On one of the days we went with Kevin to visit Walt Whitman’s birthplace in Huntington. Eric and I both have been getting into Whitman lately. I’ve always tended to like the idea of poetry more than the actuality, but in the case of Whitman’s...well, suffice to say that it’s the genuine article. Check it out. For me, Whitman is akin to Mark Twain in his timelessness, honesty, and immensity of scope. His birthplace is a state historical monument, and even though the house is right on 110, that congested artery of Long Island commerce, it’s a haunting and evocative place, well worth a visit...even if an auto body shop is all too visible through the downstairs windows.

Today I’m back to sitting at the computer. There’s not much else to do, since we had a heavy snowfall during the past couple of days and it’s still, as they say, bitterly cold. Bitterly...now there’s a word for you.

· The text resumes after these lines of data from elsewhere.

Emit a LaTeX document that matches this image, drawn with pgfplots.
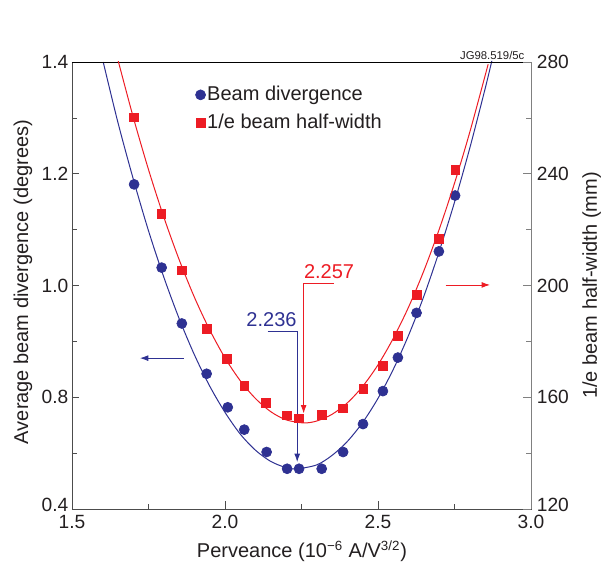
\documentclass[border=0pt]{standalone}
\usepackage{pgfplots}
\pgfplotsset{compat=1.18}
\usepackage{fontspec}
\setmainfont{Liberation Sans}
\usetikzlibrary{arrows.meta}

\definecolor{jblue}{RGB}{46,49,146}
\definecolor{jred}{RGB}{237,28,36}
\definecolor{txt}{RGB}{35,31,32}

\begin{document}
\begin{tikzpicture}
\useasboundingbox (-43.2pt,-34.2pt) rectangle (321.6pt,305.4pt);
\pgfplotsset{
  every axis/.append style={
    scale only axis,
    width=275.4pt, height=268.2pt,
    xmin=1.5, xmax=3.0,
    tick align=inside,
    major tick length=4.5pt,
    minor tick length=3pt,
    tick label style={font=\fontsize{11.5}{13}\selectfont, text=txt},
    label style={font=\fontsize{12}{14}\selectfont, text=txt},
  },
}
% left axis: beam divergence
\begin{axis}[
    ymin=0.6, ymax=1.4,
    clip=false,
    axis line style={black!70},
    every tick/.style={black!70},
    xtick={1.5,2.0,2.5,3.0},
    xticklabels={1.5,2.0,2.5,3.0},
    minor xtick={1.75,2.25,2.75},
    xtick pos=bottom,
    ytick={0.6,0.8,1.0,1.2,1.4},
    yticklabels={\raisebox{5.3pt}{0.4},0.8,1.0,1.2,1.4},
    minor ytick={0.7,0.9,1.1,1.3},
    ytick pos=left,
    yticklabel style={inner sep=2pt},
    xlabel={Perveance (10\textsuperscript{−6} A/V\textsuperscript{3/2})},
    xlabel style={at={(axis description cs:0.501,-0.094)}, anchor=center},
    ylabel={Average beam divergence (degrees)},
    ylabel style={at={(axis description cs:-0.107,0.508)}, anchor=center},
    legend style={draw=none, fill=none, inner sep=0pt,
      at={(axis description cs:0.2685,0.95)}, anchor=north west,
      font=\fontsize{12}{14}\selectfont, text=txt,
      nodes={inner sep=1pt}, row sep=4.5pt},
    legend cell align=left,
    legend image code/.code={\draw[mark repeat=2,mark phase=2,#1]
      plot coordinates {(0cm,0cm)(0.15cm,0cm)(0.4cm,0cm)};},
]
\addplot[jblue, line width=0.6pt, smooth, forget plot] coordinates {
  (1.602,1.400) (1.65,1.292) (1.70,1.191) (1.75,1.098) (1.80,1.015)
  (1.85,0.941) (1.90,0.876) (1.95,0.820) (2.00,0.773) (2.05,0.734)
  (2.10,0.705) (2.15,0.685) (2.20,0.674) (2.236,0.672) (2.30,0.679)
  (2.35,0.696) (2.40,0.721) (2.45,0.755) (2.50,0.798) (2.55,0.850)
  (2.60,0.911) (2.65,0.981) (2.70,1.061) (2.75,1.149) (2.80,1.246)
  (2.85,1.352) (2.872,1.402)
};
\addplot[only marks, mark=*, mark size=3pt, jblue] coordinates {
  (1.703,1.181) (1.793,1.032) (1.859,0.932) (1.940,0.842) (2.009,0.782)
  (2.063,0.742) (2.136,0.702) (2.203,0.672) (2.242,0.672) (2.316,0.672)
  (2.386,0.702) (2.451,0.752) (2.516,0.811) (2.565,0.871) (2.626,0.951)
  (2.699,1.061) (2.752,1.161)
};
\addlegendentry{Beam divergence}
\addlegendimage{only marks, mark=square*, mark size=2.6pt, jred}
\addlegendentry{1/e beam half-width}

% annotations
\node[text=jblue, font=\fontsize{12}{14}\selectfont] at (axis cs:2.152,0.939) {2.236};
\draw[jblue, line width=0.5pt, -{Latex[length=5pt,width=3.5pt]}]
  (axis cs:2.1395,0.918) -- (axis cs:2.236,0.918) -- (axis cs:2.236,0.684);
\node[text=jred, font=\fontsize{12}{14}\selectfont] at (axis cs:2.340,1.024) {2.257};
\draw[jred, line width=0.5pt, -{Latex[length=5pt,width=3.5pt]}]
  (axis cs:2.356,1.004) -- (axis cs:2.257,1.004) -- (axis cs:2.257,0.771);
\draw[jblue, line width=0.5pt, -{Latex[length=5pt,width=3.5pt]}]
  (axis cs:1.866,0.870) -- (axis cs:1.722,0.870);
\draw[jred, line width=0.5pt, -{Latex[length=5pt,width=3.5pt]}]
  (axis cs:2.721,1.001) -- (axis cs:2.866,1.001);
\draw[black, line width=0.6pt] (rel axis cs:0,1) -- (rel axis cs:1,1);
\node[anchor=south east, font=\fontsize{6.8}{8}\selectfont, text=txt, inner sep=1pt]
  at (rel axis cs:0.99,1) {JG98.519/5c};
\end{axis}

% right axis: 1/e beam half-width
\begin{axis}[
    ymin=120, ymax=280,
    axis x line=none,
    axis y line*=right,
    axis line style={black!50},
    every tick/.style={black!50},
    ytick={120,160,200,240,280},
    yticklabels={\raisebox{5.3pt}{120},160,200,240,280},
    minor ytick={140,180,220,260},
    ylabel={1/e beam half-width (mm)},
    ylabel style={at={(axis description cs:1.132,0.5)}, anchor=center},
]
\addplot[jred, line width=0.6pt, smooth] coordinates {
  (1.651,280.4) (1.70,260.3) (1.75,241.5) (1.80,224.5) (1.85,209.3)
  (1.90,195.8) (1.95,184.1) (2.00,174.1) (2.05,165.9) (2.10,159.5)
  (2.15,154.8) (2.20,151.9) (2.257,150.8) (2.30,151.5) (2.35,153.9)
  (2.40,158.0) (2.45,163.9) (2.50,171.6) (2.55,181.1) (2.60,192.3)
  (2.65,205.3) (2.70,220.1) (2.75,236.6) (2.80,254.9) (2.86,279.2)
};
\addplot[only marks, mark=square*, mark size=2.6pt, jred] coordinates {
  (1.703,260.2) (1.792,225.6) (1.859,205.4) (1.941,184.5) (2.007,173.8)
  (2.063,164.2) (2.134,157.9) (2.203,153.5) (2.242,152.4) (2.316,153.8)
  (2.386,156.0) (2.452,163.1) (2.516,171.3) (2.565,181.9) (2.626,196.7)
  (2.699,216.8) (2.753,241.3)
};
\end{axis}
\end{tikzpicture}
\end{document}
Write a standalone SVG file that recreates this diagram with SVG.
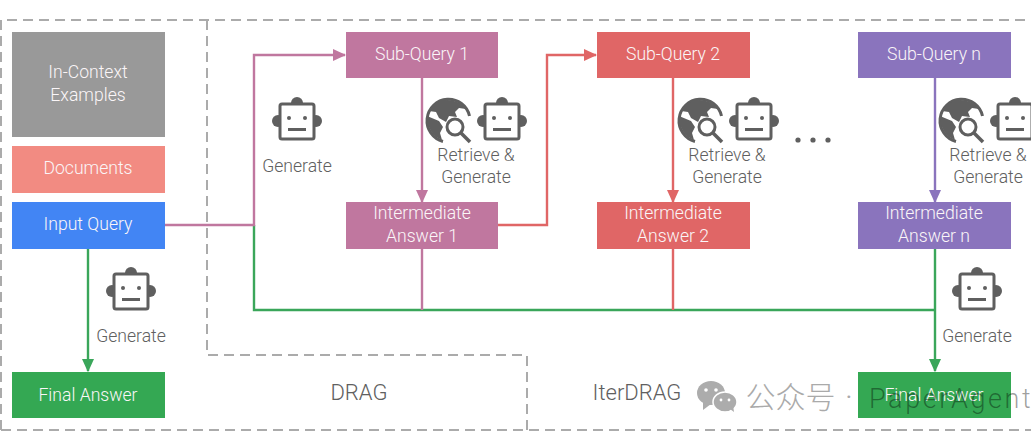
<svg xmlns="http://www.w3.org/2000/svg" width="1031" height="439" viewBox="0 0 1031 439">
<style>
text{font-family:"Roboto","Liberation Sans",sans-serif;font-size:17.6px;font-weight:300;text-anchor:middle}
.w{fill:#fbf6f8}
.g{fill:#606060}
.d{fill:none;stroke:#ababab;stroke-width:2;stroke-dasharray:10 6}
.c{fill:none;stroke-width:2.4}
.pk{stroke:#c0779f}.rd{stroke:#e06666}.pu{stroke:#8a74bd}.gr{stroke:#3aa65a}
</style>
<defs>
<symbol id="robot" overflow="visible">
<circle cx="0" cy="-18" r="6" fill="#5f5f5f"/>
<circle cx="-19" cy="0" r="6" fill="#5f5f5f"/>
<circle cx="19" cy="0" r="6" fill="#5f5f5f"/>
<rect x="-17" y="-17" width="34" height="35" rx="2" fill="#fff" stroke="#5f5f5f" stroke-width="3"/>
<circle cx="-8" cy="-3" r="2" fill="#5f5f5f"/>
<circle cx="8" cy="-3" r="2" fill="#5f5f5f"/>
<rect x="-9" y="7" width="18" height="3" fill="#5f5f5f"/>
</symbol>
<symbol id="globe" overflow="visible">
<path d="M-5 21.5A21.5 21.5 0 1 1 21.5 -4" fill="none" stroke="#5f5f5f" stroke-width="3"/>
<path d="M-19 -9C-13 -21 6 -25 18 -11L11 -12L7 -8L9 -3L1 -4L-2 2L-9 -2L-12 -8Z" fill="#5f5f5f"/>
<path d="M-21 -4L-9 1L-5 7L-8 13L-6 20C-15 17 -21 8 -21 -4Z" fill="#5f5f5f"/>
<circle cx="7" cy="7" r="8" fill="#fff" stroke="#5f5f5f" stroke-width="3"/>
<path d="M13 13L22 22" stroke="#5f5f5f" stroke-width="3.5"/>
</symbol>
<marker id="apk" markerWidth="5.5" markerHeight="5" refX="5" refY="2.5" orient="auto"><path d="M0 0L5.5 2.5L0 5Z" fill="#c0779f"/></marker>
<marker id="ard" markerWidth="5.5" markerHeight="5" refX="5" refY="2.5" orient="auto"><path d="M0 0L5.5 2.5L0 5Z" fill="#e06666"/></marker>
<marker id="apu" markerWidth="5.5" markerHeight="5" refX="5" refY="2.5" orient="auto"><path d="M0 0L5.5 2.5L0 5Z" fill="#8a74bd"/></marker>
<marker id="agr" markerWidth="5.5" markerHeight="5" refX="5" refY="2.5" orient="auto"><path d="M0 0L5.5 2.5L0 5Z" fill="#3aa65a"/></marker>
</defs>
<rect width="1031" height="439" fill="#fff"/>
<g id="frames">
<path class="d" d="M1 430V20H1031"/>
<path class="d" d="M1 430H1031"/>
<path class="d" d="M207 20V355H527V430"/>
</g>
<g id="connectors">
<path class="c gr" d="M254 225V310H935"/>
<path class="c pk" d="M164 225H254V55H345" marker-end="url(#apk)"/>
<path class="c pk" d="M422 78V202" marker-end="url(#apk)"/>
<path class="c pk" d="M422 249V310"/>
<path class="c rd" d="M498 225H547V55H596" marker-end="url(#ard)"/>
<path class="c rd" d="M673 78V202" marker-end="url(#ard)"/>
<path class="c rd" d="M673 249V310"/>
<path class="c pu" d="M935 78V202" marker-end="url(#apu)"/>
<path class="c gr" d="M935 249V371" marker-end="url(#agr)"/>
<path class="c gr" d="M88 249V371" marker-end="url(#agr)"/>
</g>
<g id="in-context"><rect x="12" y="32" width="153" height="105" fill="#999"/><text class="w" x="88" y="78">In-Context</text><text class="w" x="88" y="101">Examples</text></g>
<g id="documents"><rect x="12" y="146" width="153" height="47" fill="#f28b82"/><text class="w" x="88" y="174">Documents</text></g>
<g id="input-query"><rect x="12" y="202" width="153" height="47" fill="#4285f4"/><text class="w" x="88" y="230">Input Query</text></g>
<g id="final-answer-left"><rect x="12" y="372" width="153" height="46" fill="#34a853"/><text class="w" x="88" y="401">Final Answer</text></g>
<g id="sub-query-1"><rect x="346" y="32" width="152" height="46" fill="#c0779f"/><text class="w" x="422" y="60">Sub-Query 1</text></g>
<g id="intermediate-1"><rect x="346" y="202" width="152" height="47" fill="#c0779f"/><text class="w" x="422" y="219">Intermediate</text><text class="w" x="422" y="242">Answer 1</text></g>
<g id="sub-query-2"><rect x="597" y="32" width="153" height="46" fill="#e06666"/><text class="w" x="673" y="60">Sub-Query 2</text></g>
<g id="intermediate-2"><rect x="597" y="202" width="153" height="47" fill="#e06666"/><text class="w" x="673" y="219">Intermediate</text><text class="w" x="673" y="242">Answer 2</text></g>
<g id="sub-query-n"><rect x="858" y="32" width="153" height="46" fill="#8a74bd"/><text class="w" x="934" y="60">Sub-Query n</text></g>
<g id="intermediate-n"><rect x="858" y="202" width="153" height="47" fill="#8a74bd"/><text class="w" x="934" y="219">Intermediate</text><text class="w" x="934" y="242">Answer n</text></g>
<g id="final-answer-right"><rect x="858" y="372" width="153" height="46" fill="#34a853"/><text class="w" x="934" y="401">Final Answer</text></g>
<g id="generate-1"><use href="#robot" x="297" y="121"/><text class="g" x="297" y="172">Generate</text></g>
<g id="generate-2"><use href="#robot" x="131" y="291"/><text class="g" x="131" y="342">Generate</text></g>
<g id="generate-3"><use href="#robot" x="977" y="291"/><text class="g" x="977" y="342">Generate</text></g>
<g id="retrieve-1"><use href="#globe" x="448" y="120"/><use href="#robot" x="502" y="121"/><text class="g" x="476" y="161">Retrieve &amp;</text><text class="g" x="476" y="183">Generate</text></g>
<g id="retrieve-2"><use href="#globe" x="700" y="120"/><use href="#robot" x="754" y="121"/><text class="g" x="727" y="161">Retrieve &amp;</text><text class="g" x="727" y="183">Generate</text></g>
<g id="retrieve-n"><use href="#globe" x="961" y="120"/><use href="#robot" x="1015" y="121"/><text class="g" x="988" y="161">Retrieve &amp;</text><text class="g" x="988" y="183">Generate</text></g>
<g id="dots" fill="#5f5f5f"><circle cx="798" cy="140" r="2.6"/><circle cx="813" cy="140" r="2.6"/><circle cx="828" cy="140" r="2.6"/></g>
<g id="labels"><text class="g" x="359" y="400" style="font-size:22px">DRAG</text><text class="g" x="637" y="400" style="font-size:22px">IterDRAG</text></g>
<g id="watermark">
<ellipse cx="711" cy="393" rx="14" ry="12" fill="#acacac"/><path d="M703 402L703 410L711 404Z" fill="#acacac"/>
<ellipse cx="725" cy="402" rx="12" ry="10" fill="#acacac" stroke="#fff" stroke-width="1.5"/><path d="M730 409L734 412L733 405Z" fill="#acacac"/>
<circle cx="706" cy="390" r="1.8" fill="#fff"/><circle cx="716" cy="390" r="1.8" fill="#fff"/><circle cx="721" cy="400" r="1.4" fill="#fff"/><circle cx="729" cy="400" r="1.4" fill="#fff"/>
<text x="790.5" y="408" fill="#aaa" style="font-family:'Noto Sans CJK SC',sans-serif;font-size:30px">公众号</text>
<text x="849" y="405" fill="#aaa" style="font-size:24px;font-weight:400">·</text>
<text x="869" y="408" fill="#000" fill-opacity=".38" style="text-anchor:start;font-size:27px;letter-spacing:2.6px">PaperAgent</text>
</g>
</svg>
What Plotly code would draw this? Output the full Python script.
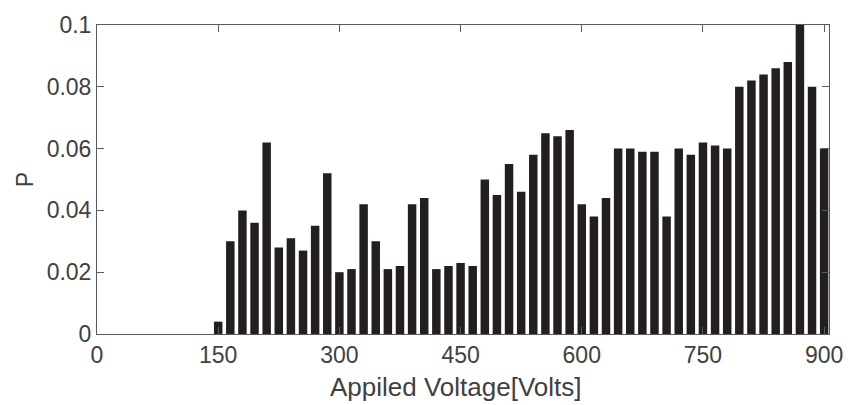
import plotly.graph_objects as go

voltage = list(range(0, 901, 15))
probability = [
    0, 0, 0, 0, 0, 0, 0, 0, 0, 0,          # 0..135
    0.004, 0.030, 0.040, 0.036, 0.062,     # 150..210
    0.028, 0.031, 0.027, 0.035, 0.052,     # 225..285
    0.020, 0.021, 0.042, 0.030, 0.021,     # 300..360
    0.022, 0.042, 0.044, 0.021, 0.022,     # 375..435
    0.023, 0.022, 0.050, 0.045, 0.055,     # 450..510
    0.046, 0.058, 0.065, 0.064, 0.066,     # 525..585
    0.042, 0.038, 0.044, 0.060, 0.060,     # 600..660
    0.059, 0.059, 0.038, 0.060, 0.058,     # 675..735
    0.062, 0.061, 0.060, 0.080, 0.082,     # 750..810
    0.084, 0.086, 0.088, 0.100, 0.080,     # 825..885
    0.060,                                 # 900
]
x_ticks = [0, 150, 300, 450, 600, 750, 900]
y_ticks = [0, 0.02, 0.04, 0.06, 0.08, 0.1]
y_tick_labels = ["0", "0.02", "0.04", "0.06", "0.08", "0.1"]
x_title = "Appiled Voltage[Volts]"
y_title = "P"

text_color = "#404040"
axis_color = "#5a5a5a"
font_family = "Liberation Sans, Arial, sans-serif"

fig = go.Figure()
fig.add_trace(go.Bar(
    x=voltage, y=probability, width=10.5,
    marker=dict(color="#231f20", line=dict(width=0)),
    showlegend=False,
))

fig.update_layout(
    width=855, height=405,
    margin=dict(l=97, r=16, t=19, b=71),
    paper_bgcolor="white", plot_bgcolor="white",
    font=dict(family=font_family, color=text_color),
)
fig.add_annotation(
    text=x_title, xref="paper", yref="paper", x=0.4906, y=-0.172,
    xanchor="center", yanchor="middle", showarrow=False,
    font=dict(size=26, color=text_color),
)
fig.update_xaxes(
    range=[0, 906], tickvals=x_ticks, ticktext=[str(v) for v in x_ticks],
    ticks="inside", ticklen=7, tickcolor=axis_color, tickwidth=1,
    showline=True, linecolor=axis_color, linewidth=1, mirror="ticks",
    showgrid=False, zeroline=False,
    tickfont=dict(size=23, color=text_color),
)
fig.update_yaxes(
    range=[0, 0.1], tickvals=y_ticks, ticktext=y_tick_labels,
    ticks="inside", ticklen=7, tickcolor=axis_color, tickwidth=1,
    showline=True, linecolor=axis_color, linewidth=1, mirror="ticks",
    showgrid=False, zeroline=False,
    tickfont=dict(size=23, color=text_color),
    title=dict(text=y_title, standoff=6, font=dict(size=23, color=text_color)),
)

fig.write_html("out.html")
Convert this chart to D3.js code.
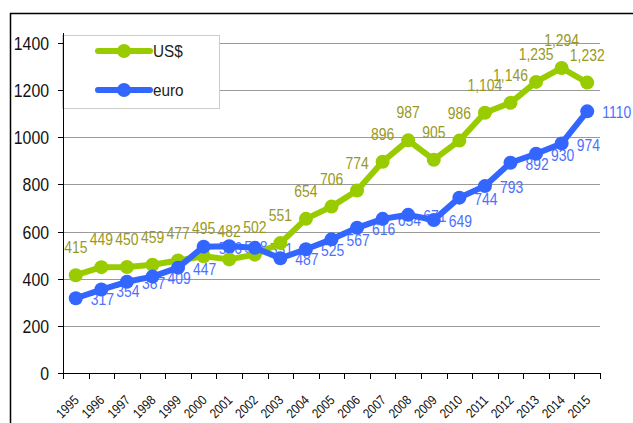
<!DOCTYPE html>
<html>
<head>
<meta charset="utf-8">
<script src="https://cdn.jsdelivr.net/npm/d3@7"></script>
<style>
  html, body { margin: 0; padding: 0; background: #fff; }
  svg { display: block; }
  text { font-family: "Liberation Sans", Arial, sans-serif; }
</style>
</head>
<body>
<svg id="chart" width="633" height="423"></svg>
<script>
// Years on the horizontal axis
const years = ["1995","1996","1997","1998","1999","2000","2001","2002","2003","2004",
               "2005","2006","2007","2008","2009","2010","2011","2012","2013","2014","2015"];
// Values in US dollars
const usd = [415, 449, 450, 459, 477, 495, 482, 502, 551, 654, 706, 774, 896, 987, 905, 986, 1104, 1146, 1235, 1294, 1232];
// Values in euro
const eur = [317, 354, 387, 409, 447, 536, 538, 531, 487, 525, 567, 616, 654, 671, 649, 744, 793, 892, 930, 974, 1110];
// Value axis ticks
const yTicks = [0, 200, 400, 600, 800, 1000, 1200, 1400];
const seriesNames = ["US$", "euro"];

const svg = d3.select("#chart");
const plot = { left: 63, right: 600, top: 43, bottom: 373 };

const x = d3.scaleBand().domain(years).range([plot.left, plot.right]);
const y = d3.scaleLinear().domain([0, 1400]).range([plot.bottom, plot.top]);
const cx = d => x(d) + x.bandwidth() / 2;

const greenLine = "#99cc00", blueLine = "#3366ff";
const greenText = "#999922", blueText = "#4d70ff";

// narrow lettering: horizontally squeezed text
function narrowText(parent, px, py, str, opts) {
  const o = Object.assign({ size: 17, squeeze: 0.82, anchor: "start", fill: "#111", dy: "0", rotate: 0 }, opts);
  return parent.append("text")
    .attr("transform", `translate(${px},${py}) rotate(${o.rotate}) scale(${o.squeeze},1)`)
    .attr("dy", o.dy)
    .attr("text-anchor", o.anchor)
    .attr("font-size", o.size)
    .attr("fill", o.fill)
    .text(str);
}

// outer frame (top and left edges)
svg.append("path")
  .attr("d", "M10.5,423 L10.5,13.5 L633,13.5")
  .attr("fill", "none").attr("stroke", "#000").attr("stroke-width", 1.5);

// horizontal gridlines
svg.append("g").selectAll("line")
  .data(yTicks.filter(v => v > 0))
  .join("line")
  .attr("x1", plot.left).attr("x2", plot.right)
  .attr("y1", d => Math.round(y(d)) + 0.5).attr("y2", d => Math.round(y(d)) + 0.5)
  .attr("stroke", "#9a9a9a").attr("stroke-width", 1);

// legend box
const legend = svg.append("g");
legend.append("rect")
  .attr("x", 62.5).attr("y", 35.5).attr("width", 157).attr("height", 73)
  .attr("fill", "#fff").attr("stroke", "#cccccc").attr("stroke-width", 1);
[[seriesNames[0], greenLine, 51], [seriesNames[1], blueLine, 90]].forEach(([name, col, ly]) => {
  legend.append("line").attr("x1", 98).attr("x2", 150).attr("y1", ly).attr("y2", ly)
    .attr("stroke", col).attr("stroke-width", 6).attr("stroke-linecap", "round");
  legend.append("circle").attr("cx", 124).attr("cy", ly).attr("r", 7).attr("fill", col);
  narrowText(legend, 153, ly, name, { size: 17, squeeze: 0.9, dy: "0.36em", fill: "#222" });
});

// y axis
const yAxis = svg.append("g");
yAxis.append("line").attr("x1", plot.left + 0.5).attr("x2", plot.left + 0.5)
  .attr("y1", 33).attr("y2", plot.bottom).attr("stroke", "#000");
yTicks.forEach(d => {
  const yy = Math.round(y(d)) + 0.5;
  yAxis.append("line").attr("x1", 58).attr("x2", plot.left).attr("y1", yy).attr("y2", yy).attr("stroke", "#000");
  narrowText(yAxis, 49, yy, d, { size: 18, squeeze: 0.88, anchor: "end", dy: "0.36em" });
});

// x axis
const xAxis = svg.append("g");
xAxis.append("line").attr("x1", plot.left).attr("x2", plot.right)
  .attr("y1", plot.bottom + 0.5).attr("y2", plot.bottom + 0.5).attr("stroke", "#000");
const bounds = years.map(d => x(d)).concat([plot.right]);
xAxis.selectAll("line.t").data(bounds).join("line").attr("class", "t")
  .attr("x1", d => Math.round(d) + 0.5).attr("x2", d => Math.round(d) + 0.5)
  .attr("y1", plot.bottom).attr("y2", plot.bottom + 6).attr("stroke", "#000");
years.forEach(d => {
  narrowText(xAxis, cx(d) + 4, plot.bottom + 28, d, { size: 13.5, squeeze: 0.85, anchor: "end", rotate: -45 });
});

// data labels
const fmt = d3.format(",");
const gLab = svg.append("g");
usd.forEach((v, i) => {
  narrowText(gLab, cx(years[i]), y(v) - 22, fmt(v), { anchor: "middle", fill: greenText });
});
const bLab = svg.append("g");
eur.forEach((v, i) => {
  narrowText(bLab, cx(years[i]) + 15, y(v), v, { anchor: "start", fill: blueText, dy: "0.42em" });
});

// series lines with markers
function drawSeries(vals, col) {
  const g = svg.append("g");
  g.append("path").datum(vals)
    .attr("d", d3.line().x((d, i) => cx(years[i])).y(d => y(d)))
    .attr("fill", "none").attr("stroke", col).attr("stroke-width", 6).attr("stroke-linejoin", "round");
  g.selectAll("circle").data(vals).join("circle")
    .attr("cx", (d, i) => cx(years[i])).attr("cy", d => y(d)).attr("r", 7).attr("fill", col);
}
drawSeries(usd, greenLine);
drawSeries(eur, blueLine);
</script>
</body>
</html>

It somehow puts me in mind of something I’ve been reading about during the past few days. Frank Zappa’s widow Gail went to Quebec, Canada, about a week ago. She had sued a small chain of Canadian furniture stores because nine years ago they used a snippet from one of Frank’s guitar solos as background music for a TV ad without asking for permission from the Zappa Family Trust (i.e., Gail Zappa herself), who administers the rights to Frank Zappa’s compostions. She won about $100,000 in damages, and used the “victory” (her words) as a bully pulpit to warn anybody who would even dare consider doing what this piddly little furniture company had done. She appeared on television news programs throughout Canada, and was interviewed by nearly all the wire services, etc.

My first reaction to this was, ho-hum, must have been a slow news day. I don’t know how Canadian law might differ from American jurisprudence in matters of copyrights and permissions, but in the U.S. the law is quite clear. If a particular composition has been previously recorded, the copyright owner, when asked to do so, must issue a mandatory license for subsequent performances. It seems to me that the only questionable element in this Canadian furniture chain imbroglio was the fact that they didn’t ask the Zappa Trust for that mandatory license before recording their TV ad. Perhaps the fact that the music was used for a commercial application may have colored the situation. At any rate, I find it hard to believe that Gail Zappa was entitled to that $100,000, legally or morally. At most she should have received a token settlement in lieu of royalties, since the furniture company didn’t specifically request the performance license before proceeding with their ad. The amount of music used was minimal anyway, and it’s hard to understand what sort of damages were sustained...certainly nothing financially significant, since the ad ran for less than three weeks and then only in a very limited market.

As far as the moral aspect (which Gail Zappa repeatedly stressed in her interviews), there really isn’t one, nor has morality ever been much of an issue in her own dealings with musicians. For instance, last month Zappa mounted a campaign to keep the FZ tribute band Project/Object from fulfilling dates on their national tour. She doesn’t like the fact that they are performing her late husband’s music, even though there is no legal reason why they can’t. She faxed ahead to some of the venues where the band was to perform, threatening legal action if they were allowed to appear. Naturally the venues cancelled the shows. Project/Object, to put it simply, is not in it for the money. They play constantly for the sheer love of Frank Zappa’s music, and they don’t make much money from it. Gail Zappa, on the other hand, committed a criminal act in her blackmailing of club owners. It’s known as restraint of trade, and it’s not only immoral, it’s illegal...and as such, it’s legally actionable. So for Gail Zappa to pound the podium and pontificate about a moral victory in the case of her lawsuit against the Canadian furniture company...well, it seems like an elephant shooting mice with a BB gun.